Teams without proper sprint goals will face challenges when implementing Scrum. This is because a sprint goal assigns value to each sprint, without it, the sprint becomes vague and undefined.
How to write Good Scrum Sprint Goals?
A good scrum sprint goal is short, straightforward, and clearly defines the problem being solved.
Sprint Goals should also be brief and easy to understand. They are mainly about why and the results you wish to see.
They are not about how the process is done. They are not a list of backlog items, instead, they are an overarching theme your backlog items will accomplish.
4 Scrum Sprint Goal Examples used in real life
Below is a list of 4 Scrum Sprint Goal Examples used by another scrum team in real life. We will explain each example and try to get a clearer picture of the scrum process. These examples are from another article mentioned below.
Scrum Sprint Goal Example 1: Set up deployment pipeline & release an empty site to production
This is the development team’s first sprint. In this sprint, their goal is to prepare the infrastructure needed for development and creating a foundation upon which they can increment.

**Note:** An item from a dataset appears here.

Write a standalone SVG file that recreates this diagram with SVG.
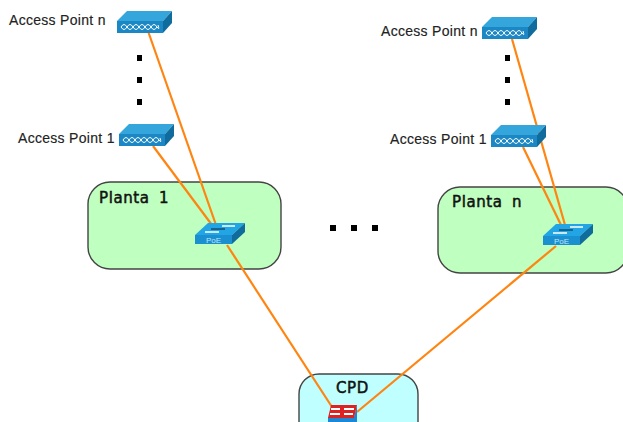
<svg xmlns="http://www.w3.org/2000/svg" width="623" height="422" viewBox="0 0 623 422">
<style>
.lbl{font-family:"Liberation Sans",Arial,sans-serif;font-size:14px;letter-spacing:.3px;fill:#222;stroke:#222;stroke-width:.15}
.zone{stroke:#444;stroke-width:1.4}
.zt{font-family:"DejaVu Sans",sans-serif;font-size:15px;letter-spacing:.6px;word-spacing:4px;fill:#111;stroke:#111;stroke-width:.5}
.c{stroke:#ff8410;stroke-width:2.2;fill:none}
.dot{fill:#000}
.ring{fill:none;stroke:#fff;stroke-width:1}
</style>
<defs>
<g id="ap">
<path d="M0 10 10 0H55L46 10Z" fill="#35a6dc"/>
<path d="M46 10 55 0V12L46 22Z" fill="#0f6c9c"/>
<rect x="0" y="10" width="46" height="12" fill="#1b87c5"/>
<path class="ring" d="M4 16Q7 11 10 16T16 16T22 16T28 16T34 16T40 16Q43 20 41 14M4 16Q7 21 10 16T16 16T22 16T28 16T34 16T40 16"/>
</g>
<g id="sw">
<path d="M0 12 13 0H50L37 12Z" fill="#22a5e4"/>
<path d="M37 12 50 0V9L37 21Z" fill="#0f6c9c"/>
<rect x="0" y="12" width="37" height="9" fill="#1b90d0"/>
<path d="M10 9H24M27 3H40" stroke="#fff" stroke-width="1.300"/>
<path d="M16 6H30" stroke="#123" stroke-width="1"/>
<text x="18.500" y="19.500" font-family="Liberation Sans,sans-serif" font-size="8" fill="#bfe4f6" text-anchor="middle">PoE</text>
</g>
</defs>
<rect width="623" height="422" fill="#fff"/>
<g id="planta1"><rect class="zone" x="88" y="182" width="193" height="87" rx="22" fill="#bfffbf"/><text class="zt" x="99" y="203">Planta 1</text></g>
<g id="plantan"><rect class="zone" x="438" y="187" width="190" height="86" rx="22" fill="#bfffbf"/><text class="zt" x="452" y="207">Planta n</text></g>
<g id="cpd-zone"><rect class="zone" x="299" y="374" width="119" height="70" rx="20" fill="#bfffff"/><text class="zt" x="336" y="393">CPD</text></g>
<g id="connectors">
<path class="c" d="M148 31 216 225"/>
<path class="c" d="M153 146 212 225"/>
<path class="c" d="M227 245 332 407"/>
<path class="c" d="M512 39 565 225"/>
<path class="c" d="M523 147 561 225"/>
<path class="c" d="M556 246 357 412"/>
</g>
<g id="ap-n-1"><use href="#ap" x="117" y="11"/><text class="lbl" x="9" y="25">Access Point n</text></g>
<g id="ap-1-1"><use href="#ap" x="119" y="124"/><text class="lbl" x="18" y="143">Access Point 1</text></g>
<g id="ap-n-n"><use href="#ap" x="482" y="17"/><text class="lbl" x="381" y="36">Access Point n</text></g>
<g id="ap-1-n"><use href="#ap" x="491" y="125"/><text class="lbl" x="390" y="144">Access Point 1</text></g>
<g id="sw-1"><use href="#sw" x="195" y="223"/></g>
<g id="sw-n"><use href="#sw" x="543" y="224"/></g>
<g id="dots">
<rect class="dot" x="137" y="55" width="5" height="6"/><rect class="dot" x="137" y="77" width="5" height="6"/><rect class="dot" x="137" y="99" width="5" height="6"/>
<rect class="dot" x="505" y="55" width="5" height="6"/><rect class="dot" x="505" y="77" width="5" height="6"/><rect class="dot" x="505" y="99" width="5" height="6"/>
<rect class="dot" x="330" y="225" width="6" height="6"/><rect class="dot" x="351" y="225" width="6" height="6"/><rect class="dot" x="372" y="225" width="6" height="6"/>
</g>
<g id="cpd">
<path d="M328 422V417H354L357 405V422Z" fill="#1b87d5"/>
<path d="M331 405H357L354 418H328Z" fill="#dd2222"/>
<path d="M331 409H340M344 409H354M330 414H340M344 414H353" stroke="#fff" stroke-width="2"/>
</g>
</svg>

Here are some Items on their Sprint Backlog:
- Set up servers for the production environment (including database);
- Set up a build server to build commits, run unit tests and compile deployment packages;
- Set up a distributed service bus (NServiceBus);
- Before deploying to production, automatically back-up the database;
- Set up an empty API that connects to any empty database;
- Before deploying to production, automatically run integration tests on API;
- Create and deploy an empty Angular website that connects with an empty API to show the version of the deployed release;
Scrum Sprint Goal Example 2: Display top-selling products on the homepage
This sprint goal was used by the scrum team in their second sprint. The sprint goal’s guidance during the sprint can be observed by looking at the items on their Sprint Backlog.
Items on the sprint backlog included:
- Create a reusable style guide based on visual design
- Configure Bootstrap for basic styling elements on the homepage
- Implement a page where visitors can view a product’s details
- Test homepage in latest browser versions
Scrum Sprint Goal Example 3: Enable a visitor to order products
This is the goal used by the same team in their product’s third sprint. We can observe the progression of their product towards completion as they move from one sprint to the next.
Their Sprint Backlog included
- Allow customers to pay for their order by credit card (through Stripe);
- Remember failed payments in an audit log so we can track potential abuse;
- When a user purchases a product, record their license in a separate service;
- Encrypt user-sensitive information in order (e.g. email, address);
These backlog items are clear steps towards enabling visitors to order products safely and securely with their product.
Scrum Sprint Goal Example 4: Extend product catalog to more products
This the scrum team’s sprint goal for the 4th sprint. The product is progressing and it’s now ready for expansion. The sprints are ongoing increments towards a functioning product.
Fourth Sprint Backlog Items:
- Gather product information about our full range (pictures and descriptions);
- Allow visitors to search the catalog by keyword and type of product;
- Present only 10 products at a time, allowing visitors to navigate back and forth between pages;
- Extend the number of pictures to be shown per product to 10 (instead of three);
Signs of Good Scrum Sprint Goals.
How do you know if you have good Spring Goals? There is a simple method to check the quality of your goals. All you need is a list of all your previous Sprint Goals.
A good list should allow a bystander to easily follow and understand the development process of your product. Conversely, a bad list leaves everyone scratching their heads.